Binary predicates (i.e. yes-no questions)


In [124]:
"abc".startswith("ab"), "abc".endswith("cd")


Out[124]:
(True, False)

In [125]:
"abc".istitle(), "Abc".istitle()


Out[125]:
(False, True)

In [126]:
"  \t\n".isspace()


Out[126]:
True

In [127]:
"989".isdigit()


Out[127]:
True

split and join


In [128]:
s = "the quick brown fox jumps over the lazy dog"
words = s.split()
words


Out[128]:
['the', 'quick', 'brown', 'fox', 'jumps', 'over', 'the', 'lazy', 'dog']

In [129]:
s = "R.E.M."
s.split(".")


Out[129]:
['R', 'E', 'M', '']

In [130]:
"-".join(words)


Out[130]:
'the-quick-brown-fox-jumps-over-the-lazy-dog'

use explicit token separators


In [131]:
" <W> ".join(words)


Out[131]:
'the <W> quick <W> brown <W> fox <W> jumps <W> over <W> the <W> lazy <W> dog'

Q. Compute the word frequencies in a Wikipedia article.


In [132]:
import urllib.request
wp_url = "https://en.wikipedia.org/wiki/Budapest"
text = urllib.request.urlopen(wp_url).read()
text = text.decode('utf8')

In [133]:
words = text.split()
len(words), len(set(words))


Out[133]:
(45827, 16575)

In [134]:
word_freq = {}
for word in words:
    if word not in word_freq:
        word_freq[word] = 1
    else:
        word_freq[word] += 1

In [ ]:


In [135]:
for word, freq in sorted(word_freq.items(), key=lambda x: -x[1])[:20]:
    print(word, freq)


<a 1356
the 1209
of 1063
and 708
in 661
<span 594
<div 459
<li 421
class="external 336
text" 326
rel="nofollow" 323
class="reference"><a 314
<li><a 313
</tr> 288
</div> 287
– 262
<td 245
class="Z3988"><span 243
is 240
class="citation 240

various other ways for counting word frequencies here

String formatting

Python features several string formatting options.

str.format

  • non-str objects are automatically cast to str
    • under the hood: the object's __format__ method is called if it exists, otherwise its __str__ is called

In [2]:
name = "John"
age = 25

print("My name is {0} and I'm {1} years old.

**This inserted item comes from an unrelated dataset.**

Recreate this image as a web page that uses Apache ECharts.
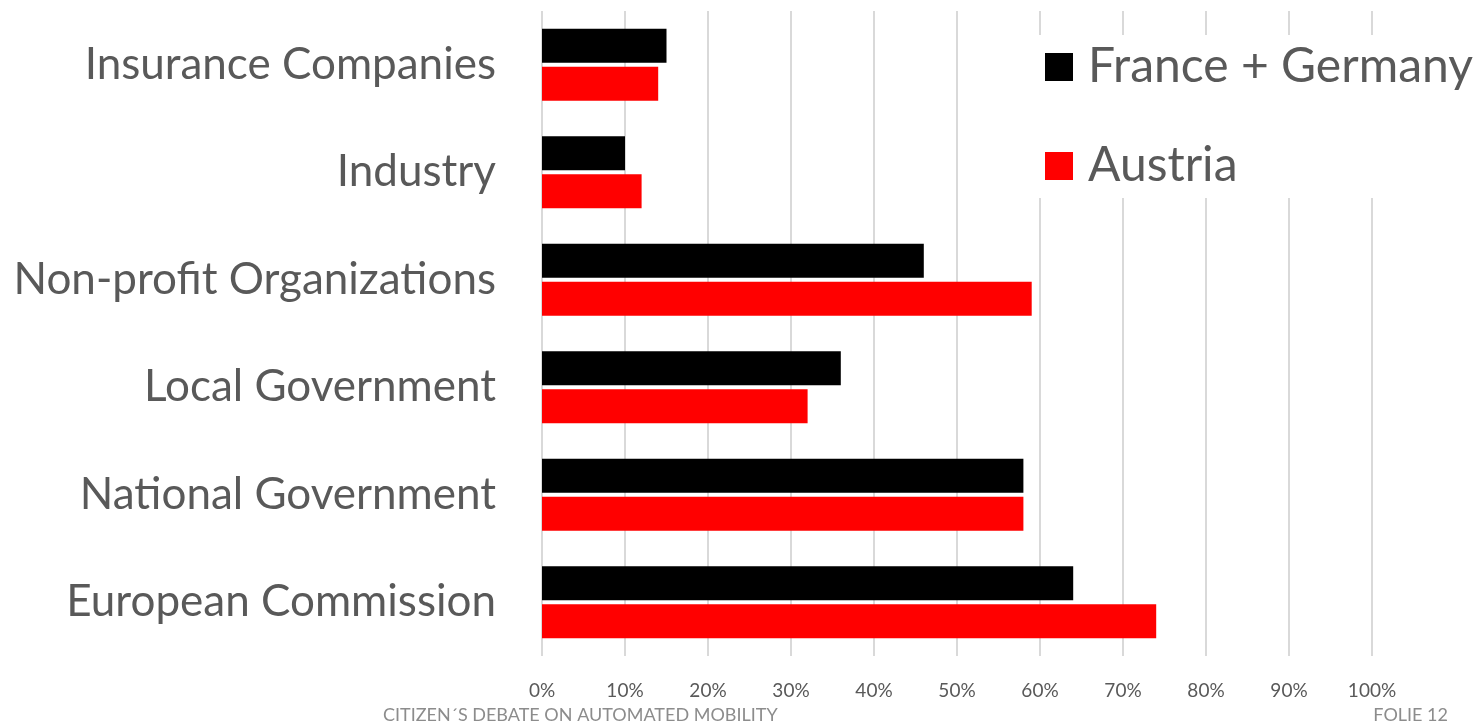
<!DOCTYPE html>
<html>
<head>
<meta charset="utf-8">
<script src="https://cdn.jsdelivr.net/npm/echarts@6/dist/echarts.min.js"></script>
<style>html,body{margin:0;padding:0;background:#fff;}#c{width:1483px;height:725px;}</style>
</head>
<body>
<div id="c"></div>
<script>
const categories = ["Insurance Companies", "Industry", "Non-profit Organizations", "Local Government", "National Government", "European Commission"];
const franceGermany = [15, 10, 46, 36, 58, 64];
const austria = [14, 12, 59, 32, 58, 74];
const xTicks = [0, 10, 20, 30, 40, 50, 60, 70, 80, 90, 100];
const seriesNames = ["France + Germany", "Austria"];
const footerLeft = "CITIZEN´S DEBATE ON AUTOMATED MOBILITY";
const footerRight = "FOLIE 12";

const chart = echarts.init(document.getElementById('c'));
chart.setOption({
  animation: false,
  backgroundColor: '#fff',
  textStyle: { fontFamily: 'Lato' },
  grid: { left: 542, right: 111, top: 11, bottom: 69, containLabel: false },
  legend: {
    orient: 'vertical',
    left: 1032, top: 35,
    data: seriesNames,
    icon: 'rect',
    itemWidth: 28, itemHeight: 28,
    itemGap: 51,
    backgroundColor: '#fff',
    padding: [8, 10, 8, 13],
    textStyle: { fontFamily: 'Lato', fontSize: 48, color: '#595959', padding: [0, 0, 0, 10] }
  },
  xAxis: {
    type: 'value', min: 0, max: 100, interval: 10,
    axisLine: { show: false }, axisTick: { show: false },
    splitLine: { lineStyle: { color: '#d9d9d9', width: 2 } },
    axisLabel: { formatter: v => v + '%', fontSize: 19, color: '#595959', margin: 25, fontFamily: 'Lato' }
  },
  yAxis: {
    type: 'category', data: categories, inverse: true,
    axisLine: { show: false }, axisTick: { show: false },
    axisLabel: { fontSize: 44, color: '#595959', margin: 46, fontFamily: 'Lato' }
  },
  series: [
    { name: seriesNames[0], type: 'bar', data: franceGermany, barWidth: 34, barGap: '12%',
      itemStyle: { color: '#000000' } },
    { name: seriesNames[1], type: 'bar', data: austria, barWidth: 34, barGap: '12%',
      itemStyle: { color: '#ff0000' } }
  ],
  graphic: [
    { type: 'text', left: 383, top: 706, style: { text: footerLeft, font: '18px Lato', fill: '#8c8c8c' } },
    { type: 'text', right: 35, top: 706, style: { text: footerRight, font: '18px Lato', fill: '#8c8c8c' } }
  ]
});
</script>
</body>
</html>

I turned {1} last December".format(name, age))
print("My name is {} and I'm {} years old.".format(name, age))
# print("My name is {} and I'm {} years old. I turned {} last December".format(name, age))  # raises IndexError
print("My name is {name} and I'm {age} years old. I turned {age} last December".format(
    name=name, age=age))


My name is John and I'm 25 years old. I turned 25 last December
My name is John and I'm 25 years old.
My name is John and I'm 25 years old. I turned 25 last December

% operator

  • note that the arguments need to be parenthesized (make it a tuple)

In [3]:
print("My name is %s and I'm %d years old" % (name, age))


My name is John and I'm 25 years old

string interpolation

  • f-strings were added in Python 3.6 in PEP498

In [7]:
import sys

age2 = 12

if sys.version_info >= (3, 6):
    print(f"My name is {name} and I'm {age} years old {age2}")


My name is John and I'm 25 years old 12

In [ ]: